Other religions have approached this idea, differing mainly in method. They focus on practices that can lead to union with deity. Christianity differs in that it is not the practices that lead to communion, but rather it is God Himself who does the leading. Christian practices exist to enable us to recognize God’s call to grace; beyond that, we are passive. Quite frankly, many of these practices are teaching tools, symbolic in nature.
There is another difference though, which is a nuance: We believe God shares His nature with us and we become a composite creature, half human, half divine. Other religions tend to focus on identity rather than nature; union with the deity results in our joining identities rather than our natures. This is one of the problems I had when engaging in Eastern religions. I did not want to disappear as a drop of water disappears into the ocean, becoming the ocean; it smacks of annihilation. Even within Christianity there has been historical confusion between nature and identity (or person). The Monothelite heresy was perhaps caught in this confusion.
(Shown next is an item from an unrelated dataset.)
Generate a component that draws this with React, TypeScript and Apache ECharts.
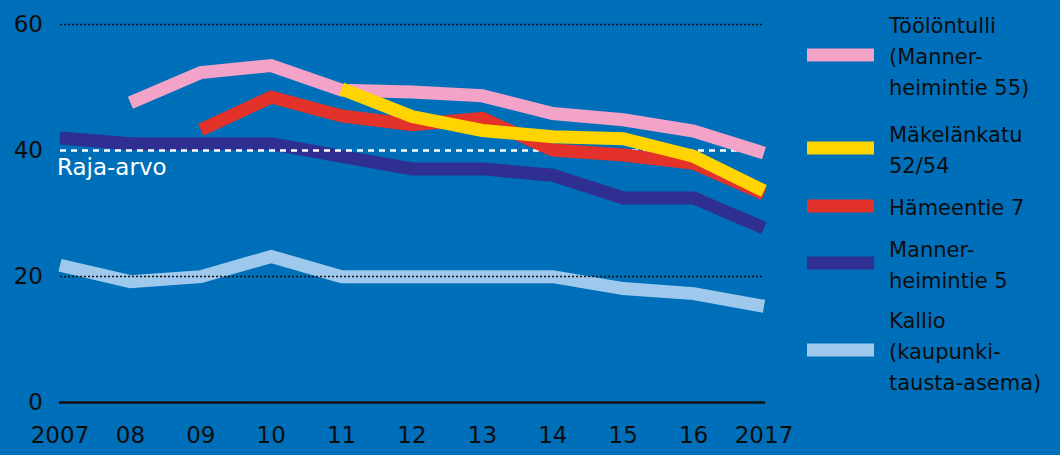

But notice that the idea of God sharing His Life with us does not, at face value, include any notion of an afterlife. We know that God will share His Life with us after we shed our bodies and go to heaven; yet that is not the only way. The sharing is here and now. We have the empirical knowledge of saints who have experienced the full power of this sharing in this world. I admit to experiencing the joy of God’s grace now and then, but it’s in infant form, stifled by my own roadblocks. I struggle to tear down the roadblocks. The saints have torn down the roadblocks and enjoyed full-on grace, their lives profoundly transformed and their joy complete. This is what I want.